Wednesday, November 5, 2008

The election and taxes

So, we have elected our first African-American President, I truly did not think we'd see this day at least for another 20 years. That shows the American people can change, or maybe we were just so thirsty for something different than the oh so popular Bush administration that we ran for the complete opposite.

I'l be the first to admist I don't know heck of alot about politics. I'd probably consider myself a left Republican, if that term even exists. Being in the finance industry is what ultimately drives me to the Republican side.
Obama has promised change, job growth, to fix the healthcare system etc. But we live in a country that makes its money how? Through taxes. To fund all of these programs, I don't know how he can do it without raising taxes, and I definitely don't believe in wealth redistribution.

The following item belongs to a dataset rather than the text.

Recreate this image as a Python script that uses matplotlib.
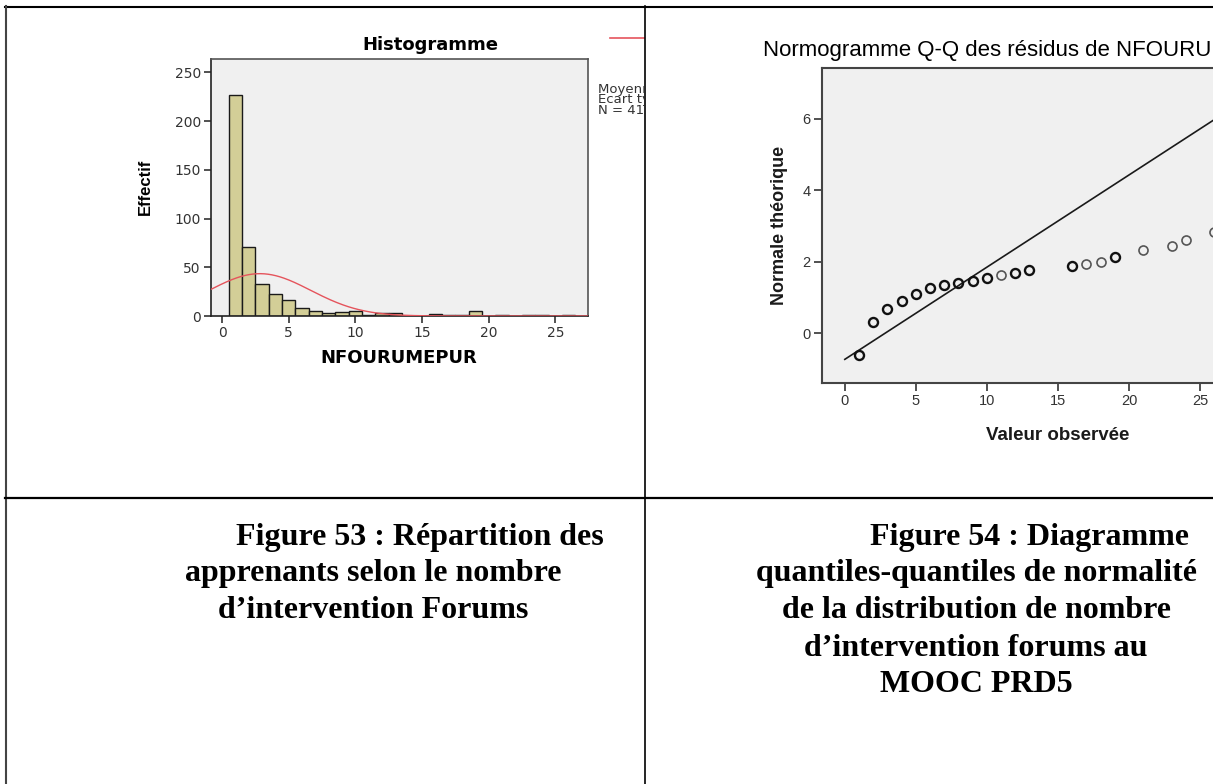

I work hard for my money and want to make my money work hard for me, not give it to people who don't want to work hard and sit around with a sense of entitlement. Do you know what the highest expense you pay on your investment dollars is? It's not the 1-3% you pay on your stock transactions, mutual fund 12b1 fees, or investment fees to your advisors- it's the 10-35% you give to the government, and a Democrat president could eventually mean higher taxes ( ie higher income) to pay for all of these promised changes.

Of course, on the other hand I don't know what the other solutions are? How do we raise money without increasing taxes, spur job growth without raising debt to finance these big infrastructure improvements, and balance the budget all at the same time? and oh yeah fix this credit/housing crisis too? Obama, if you can figure this all out, hats off to you.